Started by ikra...@gmail.com December 18, 2010
Hi,
I am Raj. I have been trying to find out how to interface my camera with rabbit 4000. MY camera support i2c. I know port D6 and D7 are needed to be used as SCL and SDA. Also, voltage and ground ports can be connected. I am tring to know which port should be used as data port. I think Port A is ideal but I will appreciate if some one has any suggestions. Also do I need to make any other connection except these connections.( My camera has Href, VSYNC, DRIVER_in etc.).
--- In r..., ikrajs@... wrote:
>
> Hi,
> I am Raj. I have been trying to find out how to interface my camera with rabbit 4000. MY camera support i2c. I know port D6 and D7 are needed to be used as SCL and SDA. Also, voltage and ground ports can be connected. I am tring to know which port should be used as data port. I think Port A is ideal but I will appreciate if some one has any suggestions. Also do I need to make any other connection except these connections.( My camera has Href, VSYNC, DRIVER_in etc.).
>
Hi Raj

I am doing something similar. This is not so simple a task as just connecting a camera up to a Rabbit as generally the Rabbit cannot keep up with the speed of the data. Maybe it's posible with assembly code but I don't think so. I am using a FIFO video buffer made by Averlogic, AL440B as an interface between the Rabbit and the camera.

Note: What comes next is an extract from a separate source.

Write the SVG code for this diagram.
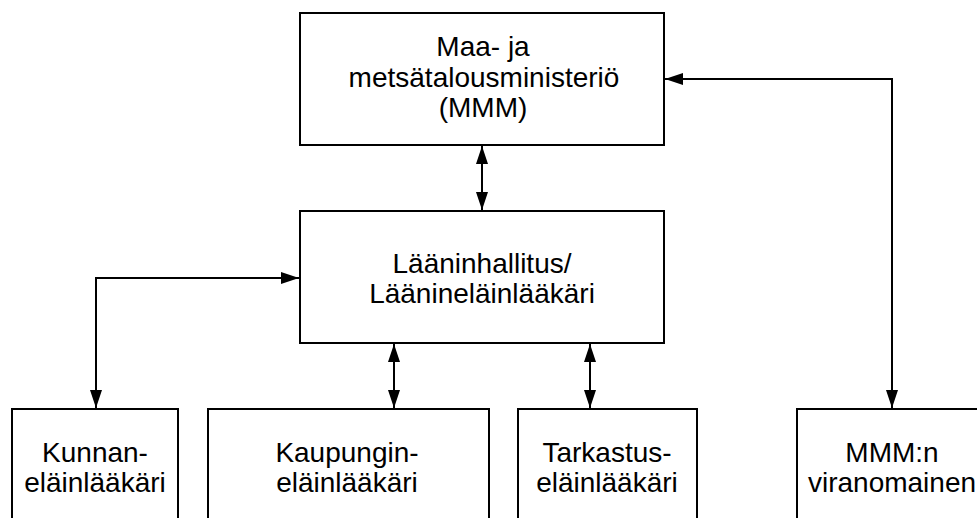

This allows you to capture a full frame of data from the camera at high speed and then slowly clock that frame of data into the Rabbit.
I can share a schematic if you're interested when I've done that part. What sort of camera are you thinking of using ?

Regards
Ian

Hi Raj

As I mentioned, I am using the FIFO from Averlogic to buffer a single frame. I too am only interested in a single frame, not a stream or video. I don't think it will be easy to get the data straight from the camera into flash without some sort of controller or FPGA. I am using Port A of the Rabbit to read in the data from the FIFO which can be done at a much slower clock rate and easily done by the Rabbit. I am looking at using an SD card to hold the frame data as I don't think there is enough memory available to store a frame. Even with jpg compression, I estimate a single frame of 1600x1200 resolution to be between 400k bytes and 550k in size. I am using the 5600W.
I have the developer's guide if you want it for the Aptina MT9D131. Please send me your email address. I haven't looked too much at the registers but I have a file of some known register settings that others have had working. Happy to share these too.
The camera uses SCCB which is very similar to I2C and again with the Rabbit shouldn't be too hard to get going. I have the Aptina headboard schematics from the development kit which I have used to help with the schematic design and voltages etc.

It is not easy to interface to this camera. Others have had success with other processors. There is a thread on the Sparkfun forum if you search on MT9D131 but it hasn't had much activity of late.